A jumbo loan is a type of mortgage that is used to finance homes that are too expensive for a traditional conventional loan. Homes that exceed the local conforming limit, which in most cases is $647,200, require a jumbo loan. Also known as non-conforming conventional mortgages, these loans are riskier than traditional mortgage loan types because these loans cannot be guaranteed by Fannie Mae or Freddie Mac. This means that the lender is not protected from losses if a borrower defaults on their loan. Jumbo loans are normally available with either a fixed-rate or adjustable-rate mortgage with a higher interest rate than the typical loan.
Difference Between Jumbo and Conforming Loans
The main difference between a jumbo loan and a conforming loan is the size of the loan. Jumbo loans also require a larger down payment than most other loan types. Higher interest rates and higher closing fees are also typical with a jumbo loan compared to a conforming loan.

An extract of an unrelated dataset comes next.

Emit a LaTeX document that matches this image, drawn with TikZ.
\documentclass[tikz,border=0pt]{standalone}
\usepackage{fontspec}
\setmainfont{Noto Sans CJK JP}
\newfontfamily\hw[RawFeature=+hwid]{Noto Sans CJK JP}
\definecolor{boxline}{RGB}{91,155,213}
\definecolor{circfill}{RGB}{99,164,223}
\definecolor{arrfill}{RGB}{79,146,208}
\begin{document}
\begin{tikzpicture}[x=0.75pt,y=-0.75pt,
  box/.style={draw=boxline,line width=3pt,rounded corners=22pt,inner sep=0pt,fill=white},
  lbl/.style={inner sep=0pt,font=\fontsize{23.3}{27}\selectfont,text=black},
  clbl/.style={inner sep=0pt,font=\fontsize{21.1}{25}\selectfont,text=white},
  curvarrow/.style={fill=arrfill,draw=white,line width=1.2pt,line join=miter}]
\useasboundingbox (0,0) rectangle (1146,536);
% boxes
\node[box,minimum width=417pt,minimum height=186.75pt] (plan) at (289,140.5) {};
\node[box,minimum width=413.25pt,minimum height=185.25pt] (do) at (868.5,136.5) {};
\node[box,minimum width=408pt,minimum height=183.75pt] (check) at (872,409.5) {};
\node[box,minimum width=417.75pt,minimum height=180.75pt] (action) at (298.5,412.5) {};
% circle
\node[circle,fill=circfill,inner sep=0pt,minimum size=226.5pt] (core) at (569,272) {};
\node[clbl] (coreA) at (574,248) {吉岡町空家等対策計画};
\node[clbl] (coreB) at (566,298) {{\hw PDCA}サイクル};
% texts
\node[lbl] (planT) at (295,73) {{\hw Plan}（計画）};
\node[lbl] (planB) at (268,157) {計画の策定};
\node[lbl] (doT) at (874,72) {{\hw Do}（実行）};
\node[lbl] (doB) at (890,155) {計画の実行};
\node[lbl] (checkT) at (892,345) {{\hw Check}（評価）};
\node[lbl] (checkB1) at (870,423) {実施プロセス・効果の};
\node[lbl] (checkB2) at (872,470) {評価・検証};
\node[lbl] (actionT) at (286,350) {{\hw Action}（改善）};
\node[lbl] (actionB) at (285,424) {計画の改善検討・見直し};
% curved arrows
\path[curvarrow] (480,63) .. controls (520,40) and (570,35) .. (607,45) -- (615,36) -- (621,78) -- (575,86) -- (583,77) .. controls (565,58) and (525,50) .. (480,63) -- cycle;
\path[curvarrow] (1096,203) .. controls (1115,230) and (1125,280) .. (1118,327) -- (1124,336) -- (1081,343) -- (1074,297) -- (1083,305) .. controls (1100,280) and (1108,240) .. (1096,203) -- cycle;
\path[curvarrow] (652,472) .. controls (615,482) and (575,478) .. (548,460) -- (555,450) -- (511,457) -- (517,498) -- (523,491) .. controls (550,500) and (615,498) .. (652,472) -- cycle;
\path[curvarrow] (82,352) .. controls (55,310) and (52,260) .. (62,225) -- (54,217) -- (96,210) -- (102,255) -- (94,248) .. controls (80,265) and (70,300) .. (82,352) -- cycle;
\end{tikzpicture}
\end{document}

Before you decide to apply for a jumbo loan, it is important to know if you are financially stable enough to afford this type of loan and the home itself. You should always borrow money with care and fully understand the numbers and money involved before making a decision.
Qualifying for a Jumbo Loan
Lenders may require your FICO score to be higher than 700 to qualify for a jumbo loan.
Lenders will review your debt-to-income ratio to ensure you do not become overwhelmed with your new home payment. Most lenders cap debt-to-income ratio at 43% but will consider your cash reserves into their decision.
You are more likely to be approved for a jumbo loan if you have a large amount of cash in the bank. Some lenders may require you to show that you have enough money saved to cover one year of mortgage payments.
To prove that you are financially stable, you will need to provide ample amounts of documentation including full tax returns, W-2s, 1099s, bank statements, and information on any investment accounts.
Some lenders may require more than one home appraisal for the home you are looking to purchase.